Last week the IMF invited the Chinese yuan into the basket of foreign currencies it uses to as its unit of account known as Special Drawing Rights (SDR), joining the dollar, euro, pound and yen. This marks a significant step towards what some commentators see as an eventual bid against the dollar to become the global reserve currency, and certainly a growing commitment to let market forces play a greater role in setting its exchange rate.
Prior to extending its invitation, the IMF demanded the People’s Bank of China (PBOC) make some changes to their currency regime, most notably to tie the day’s opening exchange rate to the prior day’s close. This may seem somewhat elementary to a free floating exchange rate, but previously the day’s opening rate was in effect set at the whim of the PBOC, often creating a meaningful gap against the prior day’s close. This is the technical story behind the 2% devaluation in August, the spark that wobbled global markets, particularly in the emerging world.
Since then the Chinese have been forced to use more traditional methods to maintain the yuan’s effective tie to the dollar, namely selling dollars to buy yuan, which has seen their global reserves fall from a peak last year of $4 trillion down to $3.5 trillion today, a meaningful decrease of some 12%, fighting to keep pace with an appreciating dollar.

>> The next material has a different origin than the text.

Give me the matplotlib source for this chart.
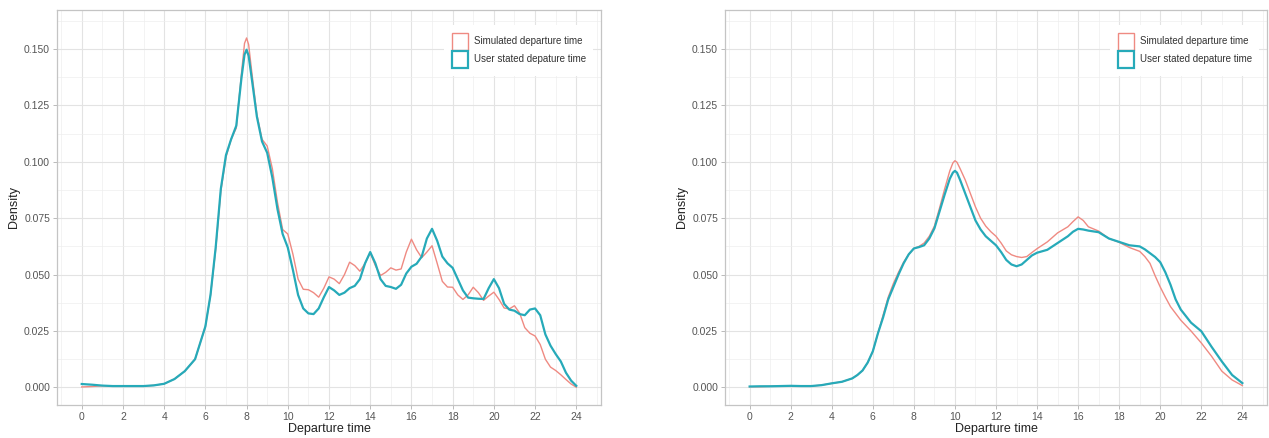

So where does that leave things today? It is unlikely that China will embrace a full-throttle free-float exchange rate anytime soon, and there is certainly a lot left in the tank to maintain its de facto peg against the dollar. But against that backdrop, now that the yuan is a signed up member of the IMF’s SDR, the Chinese by extension have pledged to reduce the intervention that has been propping up the yuan for so long. In short this means a weaker yuan may be on the horizon, particularly given the Fed has finally started its much discussed commitment to increase interest rates, which in turn could see further upward pressure on the dollar.
There is a long road ahead before the yuan could pose any realistic threat to the greenback’s exalted position of global reserve currency, but the prize at the end may be worth the fight; and if it means a less controlled yuan, that has got to be a long-term boost for global trade.